Saturday, May 23, 2009

BOYS WILL BE... RECKLESS

Several people commented on a column I wrote for the  Knoxville News Sentinel not long ago. It included a true story about drunken, teenage elephants in Indonesia.   One female reader pointed out that adolescent elephants aren’t a lot different from adolescent human males.  “Testosterone-driven,” was how she put it.  And she was right. 

In fact, it boggles my mind that so many of us survive adolescence.  Young males rank higher in accidental deaths than any other group.  Young males are more prone to risk-taking than females and a lot of the risk-taking is to impress said females. 

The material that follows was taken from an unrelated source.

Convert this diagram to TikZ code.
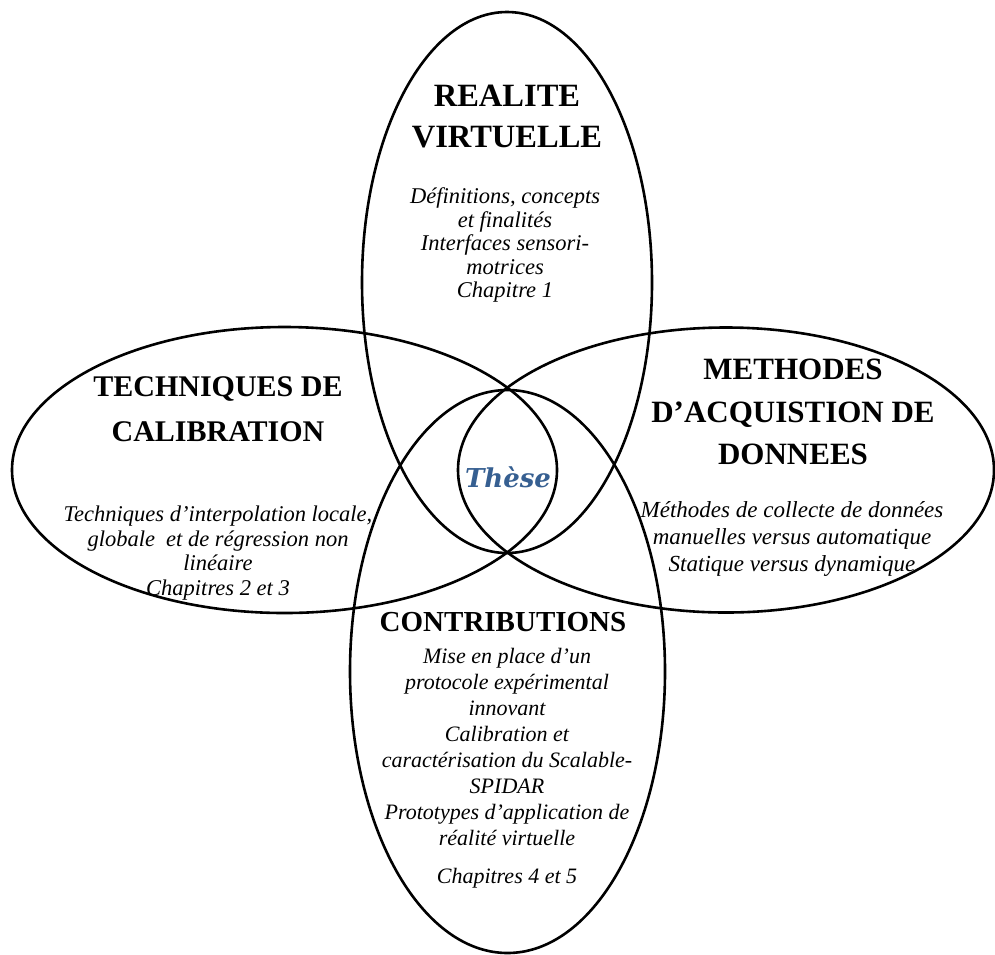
\documentclass[tikz,border=0pt]{standalone}
\usepackage{fontspec}
\setmainfont{Liberation Serif}
\newfontfamily\thesefont{DejaVu Serif}
\usetikzlibrary{shapes.geometric}
\definecolor{theseblue}{HTML}{365F91}
\begin{document}
\begin{tikzpicture}[x=1pt,y=-1pt,
  ring/.style={ellipse,draw=black,line width=2.6pt,inner sep=0pt},
  ttl/.style={font=\fontsize{31}{42.5}\selectfont\bfseries,align=center,inner sep=0pt},
  body/.style={font=\fontsize{22.5}{24.5}\selectfont\itshape,align=center,inner sep=0pt},
]
\useasboundingbox (0,0) rectangle (995,954);
% ellipses
\node[ring,minimum width=290pt,minimum height=541pt] (vr) at (507,282.5) {};
\node[ring,minimum width=545pt,minimum height=286pt] (cal) at (284.5,470) {};
\node[ring,minimum width=536pt,minimum height=285pt] (acq) at (726,470) {};
\node[ring,minimum width=315pt,minimum height=563pt] (con) at (507.5,671.5) {};
% top
\node[ttl,font=\fontsize{32.5}{41}\selectfont\bfseries] (vrt) at (507,117) {REALITE\\VIRTUELLE};
\node[body,font=\fontsize{22.5}{23.5}\selectfont\itshape] (vrb) at (505,245) {Définitions, concepts\\et finalités\\Interfaces sensori-\\motrices\\Chapitre 1};
% left
\node[ttl,font=\fontsize{30}{45}\selectfont\bfseries] (calt) at (218,409) {TECHNIQUES DE\\CALIBRATION};
\node[body] (calb) at (218,553) {Techniques d’interpolation locale,\\globale\ \ et de régression non\\linéaire\\Chapitres 2 et 3};
% right
\node[ttl] (acqt) at (793,412) {METHODES\\D’ACQUISTION DE\\DONNEES};
\node[body,font=\fontsize{23}{27}\selectfont\itshape] (acqb) at (792,539) {Méthodes de collecte de données\\manuelles versus automatique\\Statique versus dynamique};
% bottom
\node[ttl,font=\fontsize{29}{35}\selectfont\bfseries] (cont) at (503,622) {CONTRIBUTIONS};
\node[body,font=\fontsize{22}{26}\selectfont\itshape,anchor=north] (conb) at (507,648) {Mise en place d’un\\protocole expérimental\\innovant\\Calibration et\\caractérisation du Scalable-\\SPIDAR\\Prototypes d’application de\\réalité virtuelle\\[12pt]Chapitres 4 et 5};
% centre
\node[font=\thesefont\fontsize{26}{30}\selectfont\bfseries\itshape,text=theseblue,inner sep=0pt] (these) at (508,477) {Thèse};
\end{tikzpicture}
\end{document}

Not all risks have the potential for a fatality; some only make the risk-taker wish he had perished.  One of my early testosterone-driven feats involving poison ivy comes to mind.  

I was 12, I think, and my class was having a rare recess that didn’t involve a team sport. I was propped up against a tree, reading a book called The Wonderful Trip to The Mushroom Planet, near a brown-eyed beauty named Vicky. 

One of my classmates, Steffan Ledgerwood, who was interested in the book, made an observation: “You’re sitting  in poison ivy.”  The brown-eyed Vicky glanced in my direction.  I had been afraid to talk to her, so when the opportunity to show-off came, I took it. 

“Doesn’t bother me,” I said. To prove my point, I grabbed a handful of the leaves and rubbed them all over my face and arms, then lifted my shirt and applied them to my stomach. 

“You better wash it off,” Steffan said.  Seeing that the object of my desire was still watching, I shrugged off the danger, probably with a sneer.  After recess, we went to the restroom, where I washed my hands as I had been taught, after I finished -- but not before. 

Early the next morning, I stood in front of the bathroom mirror and a monster stared back at me.  My eyes were swollen shut, my fingers had blisters between them and I itched in every place I had touched myself the day before.  Apparently a bath taken several hours after contact hadn’t helped. 

My own mother had to stifle a smile when she saw me.  Today, my condition would have warranted a trip to the doctor, but such wasn’t the case then.  I endured alcohol baths and calamine lotion for three days before the blisters began to subside, but  evidence of my stupidity still remained when my father said I had to go back to school. 

News of my condition had spread during my absence -- and so had the reason for my misery.  I stared straight ahead and kept quiet to avoid attention the first day back.  I did sneak a look at my brown-eyed beauty and she looked amused, not sympathetic. 

My vow not to show-off again lasted a few weeks. Another Lolita from down the street was present when a couple of boys began jumping their bicycles off a steep bank.  I decided to push my bike up the side of a wooded ridge -- then jump the embankment.  

It would have been easier pushing the bike if my arm hadn’t been in a cast from a fall a next to the last day of school.  But I got the bike about 200 yards up the ridge. I yelled so everyone would look and pushed off. 

A few feet into my ride, I found I couldn’t steer with one hand and I couldn’t stop, either. I missed the bigger trees and a pile of brush stopped finally stopped me, resulting in multiple scratches and bruises.  I went home limping and went back after the bike later.